Bunu biraz açmam lazım:

Fethullah Hoca merkezli oluşum, birbiriyle inanç, düşünce, misyon itibariyle hiç de buluşmayan çevrelerin müştereken taarruzuna maruz kalmaktadır. Burada bir gariplik olduğu açıktır. Öyle ki, bugüne kadar hiçbir İslami hassasiyeti bulunmayan, aksine hemen her İslami oluşumu boğmayı ana misyon olarak seçen muhitler, İslam adına yargılarda bulunmaya kalkıyorlarsa ve sırf bir oluşumu boğmak için bizimle el ele tutuşma noktasına geliyorlarsa, kimlerle el ele tutuştuğumuza ve ellerimizin kirlenip kirlenmediğine dikkat etmemiz gerekiyor.

Bazan düşünüyorum, diyelim Fethullah Hocaefendi ile ilgili söylediklerimiz yarın önümüze koca koca dosyalar halinde çıkacak ve biz, onların içini dünyada söylediklerimizle dolduramayacağız. İnsanlarımıza çektirilen acıları anlamamak bir yana bir de üzerlerine olumsuz yargılarla giden dostlar gerçeği, ebedi âlemde nasıl görünür acaba?
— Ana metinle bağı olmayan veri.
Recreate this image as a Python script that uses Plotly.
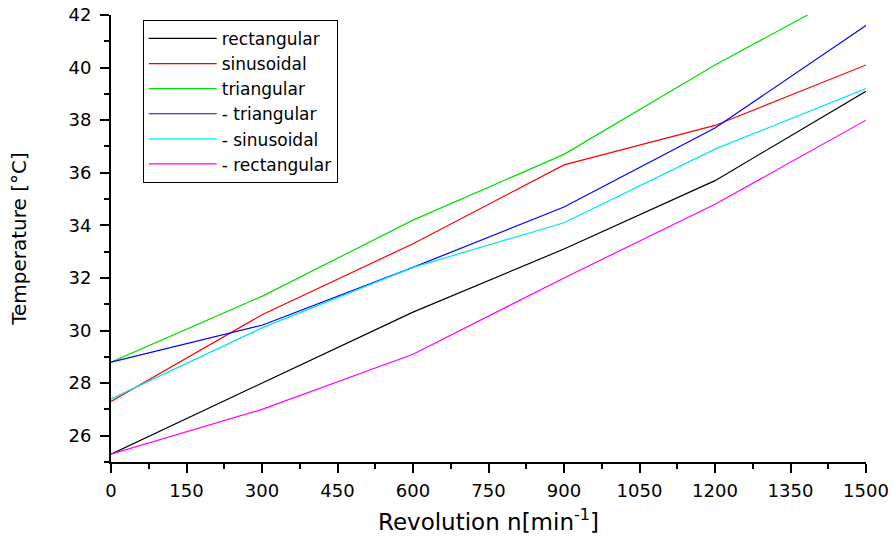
import plotly.graph_objects as go

revolution = [0, 300, 600, 900, 1200, 1500]
rectangular = [25.3, 28.0, 30.7, 33.1, 35.7, 39.1]
sinusoidal = [27.3, 30.6, 33.3, 36.3, 37.8, 40.1]
triangular = [28.8, 31.3, 34.2, 36.7, 40.1, 43.2]
neg_triangular = [28.8, 30.2, 32.4, 34.7, 37.7, 41.6]
neg_sinusoidal = [27.4, 30.1, 32.4, 34.1, 36.9, 39.2]
neg_rectangular = [25.3, 27.0, 29.1, 32.0, 34.8, 38.0]

series = [
    ("rectangular", rectangular, "#000000"),
    ("sinusoidal", sinusoidal, "#ff0000"),
    ("triangular", triangular, "#00e000"),
    ("- triangular", neg_triangular, "#0000ff"),
    ("- sinusoidal", neg_sinusoidal, "#00e5ee"),
    ("- rectangular", neg_rectangular, "#ff00ff"),
]

fig = go.Figure()
for name, ys, color in series:
    fig.add_trace(go.Scatter(x=revolution, y=ys, mode="lines", name=name,
                             line=dict(color=color, width=1.2)))

font_family = "DejaVu Sans, Arial, sans-serif"
fig.update_layout(
    width=893, height=538,
    margin=dict(l=111, r=27, t=15, b=76),
    plot_bgcolor="white", paper_bgcolor="white",
    font=dict(family=font_family, color="black"),
    legend=dict(x=0.042, y=0.989, xanchor="left", yanchor="top",
                bgcolor="white", bordercolor="black", borderwidth=1,
                font=dict(size=17, family=font_family), tracegroupgap=0,
                itemwidth=68),
    showlegend=True,
)
fig.update_xaxes(
    range=[0, 1500], tickvals=list(range(0, 1501, 150)), automargin=False,
    showgrid=False, zeroline=False, showline=True, linecolor="black", linewidth=2,
    ticks="outside", ticklen=9, tickwidth=2, tickcolor="black",
    tickfont=dict(size=18), ticklabelstandoff=2,
    minor=dict(dtick=75, tick0=0, ticks="outside", ticklen=5, tickwidth=2, tickcolor="black", showgrid=False),
    title=dict(text="Revolution n[min<sup>-1</sup>]", font=dict(size=23), standoff=14),
)
fig.update_yaxes(
    range=[25, 42], tickvals=list(range(26, 43, 2)), automargin=False,
    showgrid=False, zeroline=False, showline=True, linecolor="black", linewidth=2,
    ticks="outside", ticklen=9, tickwidth=2, tickcolor="black",
    tickfont=dict(size=18), ticklabelstandoff=5,
    minor=dict(dtick=1, tick0=25, ticks="outside", ticklen=5, tickwidth=2, tickcolor="black", showgrid=False),
    title=dict(text="Temperature [°C]", font=dict(size=20), standoff=36),
)

fig.write_html("out.html", config={"displayModeBar": False},
               post_script="document.body.style.margin='0';")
Diyorum ki, her davranışımız için kendi içimize özenle bakmalıyız. Belki daha da çok, yanımızı yöremizi yargılamak yerine, kendi hizmet çerçevemizi büyütmek için çaba göstermeliyiz. Çünkü dünya, her birimizin gecelerini uykusuz geçireceği kadar büyük ve İslam’ın sesine muhtaç. Birbirimizi değerlendirmeyi bile birbirimizin hayırlı hizmetlerini beslemek, geliştirmek anlamında görebilirsek çok daha isabetli bir noktada bulunuruz, kanaatindeyim.